If you aren’t yet a member of the Bar Association of the Fifth Federal Circuit (or “BAFFC” to those in the know) you should join! Our gifted new executive director, Donna Cuneo, led the charge for this awesome new publication, “Following the Fifth” that has general news and also highlights the great work of Krystil Lawton and Walter Woodruff — here is the first edition!

 

Storey Mountain LLC v. JP Morgan Chase laments: “Despite the long line of cases requiring parties to establish the citizenship of an LLC’s members, this remains ‘an evergreen problem in our circuit.'”

The Court thus remanded for further development of the record about the parties’ citizenship, reminding that the following was not sufficient to establish diversity jurisdiction as to an LLC: “Storey Mountain LLC ‘is a limited liability company organized under the laws of Wyoming, with its principal place of business in Florida.
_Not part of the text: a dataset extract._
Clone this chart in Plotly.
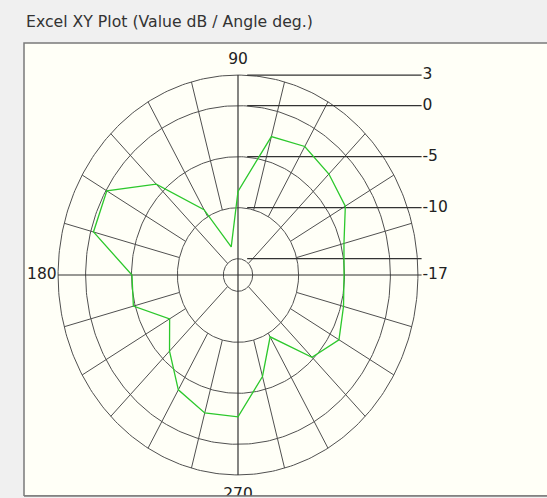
import numpy as np
import plotly.graph_objects as go

# ---------------- data ----------------
TITLE = "Excel XY Plot (Value dB / Angle deg.)"
ANGLES_DEG = [0, 15, 30, 45, 60, 75, 90, 105, 120, 135, 150, 165,
              180, 195, 210, 225, 240, 255, 270, 285, 300, 315, 330, 345]
VALUES_DB = [-5.05, -4.65, -3.1, -2.6, -2.05, -2.55, -8.4, -13.75, -9.2, -4.0, -0.1, -0.3,
             -5.05, -4.8, -8.0, -6.05, -3.6, -2.6, -2.7, -6.3, -9.6, -5.2, -3.9, -4.7]
RING_DB = [3, 0, -5, -10, -15]
RING_LABELS = ["3", "0", "-5", "-10", ""]
CENTER_LABEL = "-17"
ANGLE_LABELS = ["90", "180", "270"]
ANGLE_LABEL_POS = [90, 180, 270]
SPOKE_STEP = 15

# ---------------- geometry / style ----------------
W, H = 547, 498
CX, CY = 238.0, 275.0        # pixel centre of the polar grid
SX, SY = 9.18, 10.2          # pixels per dB unit (horizontal / vertical)
R0 = -16.6                   # dB value at the centre
LEADER_END = 20.0
LEADER_START = 1.0
GRID = "#505050"
AXIS = "#333333"
GREEN = "#2cc82c"
BG_OUT = "#f0f0f0"
BG_IN = "#fffff7"
FONT = "DejaVu Sans"
TXT = "#222222"
LABEL_OFFSETS = {90: 1.45, 270: 1.95}


def rad(v):
    return v - R0


R_OUT = rad(max(RING_DB))

fig = go.Figure()

# rings
t = np.linspace(0, 2 * np.pi, 361)
for v in RING_DB:
    r = rad(v)
    fig.add_trace(go.Scatter(x=r * np.cos(t), y=r * np.sin(t), mode="lines",
                             line=dict(color=GRID, width=1), hoverinfo="skip"))

# spokes
for a in range(0, 360, SPOKE_STEP):
    if a % 90 == 0:
        continue
    r_in = rad(-15) if a % 45 == 0 else rad(-10)
    th = np.deg2rad(a)
    fig.add_trace(go.Scatter(x=[r_in * np.cos(th), R_OUT * np.cos(th)],
                             y=[r_in * np.sin(th), R_OUT * np.sin(th)],
                             mode="lines", line=dict(color=GRID, width=1), hoverinfo="skip"))

# main axes
fig.add_trace(go.Scatter(x=[-R_OUT, LEADER_END], y=[0, 0], mode="lines",
                         line=dict(color=AXIS, width=1.2), hoverinfo="skip"))
fig.add_trace(go.Scatter(x=[0, 0], y=[-R_OUT, R_OUT], mode="lines",
                         line=dict(color=AXIS, width=1.2), hoverinfo="skip"))

# leader lines for ring values
for v in RING_DB:
    fig.add_trace(go.Scatter(x=[LEADER_START, LEADER_END], y=[rad(v), rad(v)], mode="lines",
                             line=dict(color=AXIS, width=1.2), hoverinfo="skip"))

# data trace (closed)
ang = np.deg2rad(np.array(ANGLES_DEG + [ANGLES_DEG[0]], dtype=float))
rv = np.array(VALUES_DB + [VALUES_DB[0]]) - R0
fig.add_trace(go.Scatter(x=rv * np.cos(ang), y=rv * np.sin(ang), mode="lines",
                         line=dict(color=GREEN, width=1.3), hoverinfo="skip"))

# ring labels
fig.add_trace(go.Scatter(
    x=[LEADER_END + 0.1] * (len(RING_DB) + 1),
    y=[rad(v) for v in RING_DB] + [0],
    text=RING_LABELS + [CENTER_LABEL], mode="text", textposition="middle right",
    textfont=dict(family=FONT, size=15.5, color=TXT), cliponaxis=False, hoverinfo="skip"))

# angle labels
lab_x, lab_y, lab_pos = [], [], []
for txt, a in zip(ANGLE_LABELS, ANGLE_LABEL_POS):
    th = np.deg2rad(a)
    if a == 180:
        lab_x.append(-R_OUT - 0.15); lab_y.append(0); lab_pos.append("middle left")
    else:
        off = LABEL_OFFSETS.get(a, 1.6)
        lab_x.append((R_OUT + off) * np.cos(th)); lab_y.append((R_OUT + off) * np.sin(th))
        lab_pos.append("middle center")
fig.add_trace(go.Scatter(x=lab_x, y=lab_y, text=ANGLE_LABELS, mode="text",
                         textposition=lab_pos,
                         textfont=dict(family=FONT, size=15.5, color=TXT),
                         cliponaxis=False, hoverinfo="skip"))

# frame
FX0, FY0, FY1 = 24, 43, 496


def px(x):
    return x / W


def py(y):
    return 1 - y / H


shapes = [
    dict(type="rect", xref="paper", yref="paper", x0=px(FX0), x1=1.05, y0=py(FY1), y1=py(FY0),
         fillcolor=BG_IN, line=dict(color="#7a7a7a", width=1.5), layer="below"),
    dict(type="rect", xref="paper", yref="paper", x0=0, x1=1, y0=0, y1=py(FY1),
         fillcolor=BG_OUT, line=dict(width=0), layer="above"),
    dict(type="line", xref="paper", yref="paper", x0=px(FX0), x1=1.05, y0=py(FY1), y1=py(FY1),
         line=dict(color="#7a7a7a", width=1.5), layer="above"),
]

fig.update_layout(
    width=W, height=H, margin=dict(l=0, r=0, t=0, b=0),
    paper_bgcolor=BG_OUT, plot_bgcolor="rgba(0,0,0,0)",
    showlegend=False, shapes=shapes,
    xaxis=dict(range=[-CX / SX, (W - CX) / SX], visible=False, fixedrange=True),
    yaxis=dict(range=[-(H - CY) / SY, CY / SY], visible=False, fixedrange=True),
    annotations=[dict(text=TITLE, xref="paper", yref="paper", x=px(FX0), y=py(22),
                      xanchor="left", yanchor="middle", showarrow=False,
                      font=dict(family=FONT, size=15.7, color="#333333"))],
)

fig.write_html(
    "out.html",
    config={"displayModeBar": False},
    post_script="document.body.style.margin='0';document.body.style.background='#f0f0f0';",
)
For purposes of diversity, Garnishor is a citizen of Wyoming and Florida.” No. 24-20535 (Nov. 10, 2025).

 

The interlocutory appeal in Arnold v. Barbers Hill ISD arose from a challenge to a school district’s hair-code policy. The plaintiffs noticed depositions of the superintendent and a former board president to probe the Board’s reasons for adopting and enforcing the policy. The district asked the court to bar questions about lawmakers’ “subjective intentions, motivations, [and] thought processes” by invoking legislative privilege on their behalf.

The Fifth Circuit held that legislative privilege is “personal to the legislator,” and observed that no individual privilege holder had actually invoked it or otherwise participated in the proceedings. Therefore, the governmental entity could not assert it on their behalf. As the Court concluded: “This case’s cart precedes its horse.” No. 23-20256, Nov. 3, 2025.

In Legendre v. Harrah’s Casino, the Fifth Circuit held that a genuine fact issue existed as to negligence, requiring reversal of a summary judgment, where surveillance footage and testimony allowed a reasonable inference of inattentive conduct by an employee.

A patron of Harrah’s Casino bumped into a casino employee on the casino floor. The record showed that  the employee admitted he “was walking while looking down fixing [his] facemask” and did not see the patron before impact.. A surveillance video, while brief, showed him not looking where he was going. As the Court summarized: “whether this momentary inattention amounts to negligence is a fact issue, which the district court should not have resolved.” No. 24-30689, Oct. 30, 2025.

Ackerman v. Arkema involved the rule of orderliness and a question of Texas limitations law about the tolling effect of a class-action filing. Anchoring its analysis in prior Circuit precedent, the panel majority said that, absent intervening state authority, it must adhere to earlier panel decisions predicting Texas law, because “a prior panel’s interpretation of state law has binding precedential effect on other panels of this court absent a subsequent state court decision or amendment rendering our prior decision clearly wrong.”

That said, the panel divided over whether to certify the tolling question to the Texas Supreme Court. The majority declined to do so, emphasizing that neither party pressed for it, that one side opposed it at argument while the other was tepid, and that the issue did not present a “close[] question” in light of Circuit precedent. The dissent would have certified. No. 25-20006, Oct. 31, 2025.

The arcane but still vital “strips and gores” doctrine of Texas property law appeared in Legacy Housing Corp. v. City of Horseshoe Bay, in which the Fifth Circuit held that doctrine did not award the developer ownership of a five-foot “greenbelt” strip, because the original grantor conveyed lots by express reference to a recorded plat that mapped each lot’s boundary and the contiguous greenbelt as separate. “Texas’s strips and gores doctrine does not apply to unambiguous conveyances unless the case involves a road or right of way,” and the greenbelt here was neither. No. 24-50462; Oct. 31, 2025.